During the Adams administration, Madison and Jefferson further opposed Hamiltonian Federalism by arguing against the Alien and Sedition acts. In doing to they advocated the right of the states to overrule the laws of the Federal government. This is hard to reconcile with his earlier advocacy of the Federal government’s power to overrule state laws.

During the Jefferson administration, Madison tried unsuccessfully to avoid entanglement in European affairs. The Jefferson-Madison policies created tensions with Britain that would come back to haunt Madison.

As America’s fourth President, Madison was unable to prevent war with Britain. The War of 1812, proximally caused by American opposition to British impressment of American sailors into the British navy, really was due to lingering anti-British sentiments among Americans that Jefferson had encouraged during the French Revolution and the Napoleonic Wars. Although ultimately the British and Americans signed a peace treaty, no issues were really resolved by this war.

As a Republican president, Madison, oddly enough, supported strongly Federalist policies such as the establishment of a National Bank as well as protectionist tariffs (both of which were originally conceived by Hamilton and opposed by Jefferson).

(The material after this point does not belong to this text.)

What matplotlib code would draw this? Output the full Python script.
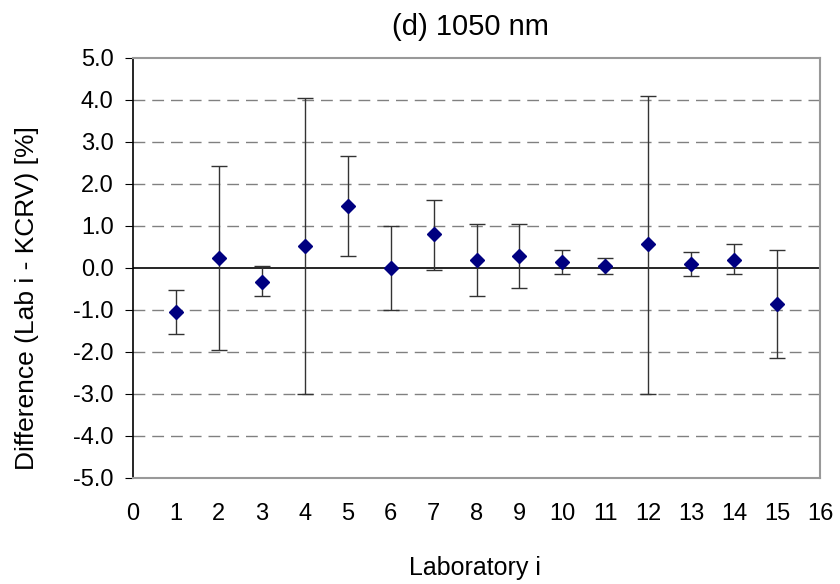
import matplotlib
matplotlib.use("Agg")
import matplotlib.pyplot as plt
import numpy as np

plt.rcParams['font.family'] = ['Liberation Sans', 'DejaVu Sans']

labs = [1, 2, 3, 4, 5, 6, 7, 8, 9, 10, 11, 12, 13, 14, 15]
diff = [-1.05, 0.24, -0.33, 0.52, 1.48, 0.00, 0.81, 0.19, 0.28, 0.14, 0.04, 0.57, 0.10, 0.19, -0.86]
upper = [-0.52, 2.42, 0.04, 4.05, 2.66, 1.00, 1.61, 1.05, 1.05, 0.43, 0.24, 4.10, 0.38, 0.57, 0.43]
lower = [-1.57, -1.95, -0.67, -3.00, 0.28, -1.00, -0.05, -0.67, -0.48, -0.14, -0.14, -3.00, -0.19, -0.14, -2.14]
yticks = [-5.0, -4.0, -3.0, -2.0, -1.0, 0.0, 1.0, 2.0, 3.0, 4.0, 5.0]
xticks = list(range(0, 17))

W, H = 840, 584
fig = plt.figure(figsize=(W/100, H/100), dpi=100)
ax = fig.add_axes([133/W, 1 - 478/H, (820-133)/W, (478-58)/H])

d = np.array(diff)
yerr = [d - np.array(lower), np.array(upper) - d]

for y in yticks:
    if y not in (0.0, 5.0, -5.0):
        ax.axhline(y, color='#808080', lw=1.0, ls=(0, (8.5, 5)), zorder=1)
ax.axhline(0, color='black', lw=1.2, zorder=2)

ax.errorbar(labs, diff, yerr=yerr, fmt='D', color='#000080', markersize=7,
            ecolor='#333333', elinewidth=1.0, capsize=6, capthick=1.0, zorder=3)

ax.set_xlim(0, 16)
ax.set_ylim(-5, 5)
ax.set_xticks(xticks)
ax.set_yticks(yticks)
ax.set_yticklabels([f"{v:.1f}" for v in yticks])
ax.tick_params(axis='x', length=0, pad=18, labelsize=17)
ax.tick_params(axis='y', length=6, direction='out', pad=8, labelsize=17)

for s in ['top', 'right', 'bottom']:
    ax.spines[s].set_color('#999999')
    ax.spines[s].set_linewidth(1.5)
ax.spines['left'].set_color('black')
ax.spines['left'].set_linewidth(1.2)

fig.text(470/W, 1 - 27/H, '(d) 1050 nm', fontsize=21, ha='center', va='center')
fig.text(27/W, 1 - 298/H, 'Difference (Lab i - KCRV) [%]', fontsize=19,
         rotation=90, ha='center', va='center')
fig.text(475/W, 1 - 568/H, 'Laboratory i', fontsize=18, ha='center', va='center')

fig.savefig('out.png', dpi=100)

Just as John Adams represents a moderate Federalist, Madison represents a moderate Republican. As such both helped to establish the generally Centrist political climate that Washington perhaps initiated and which still exists today. In practice, both parties today support broadly the same things with neither one being in favor of too much or too little government. Similarly, both Adams and Madison tried to balance the Federalist and states’ rights proponents of their day. Neither, however, were all that successful as President.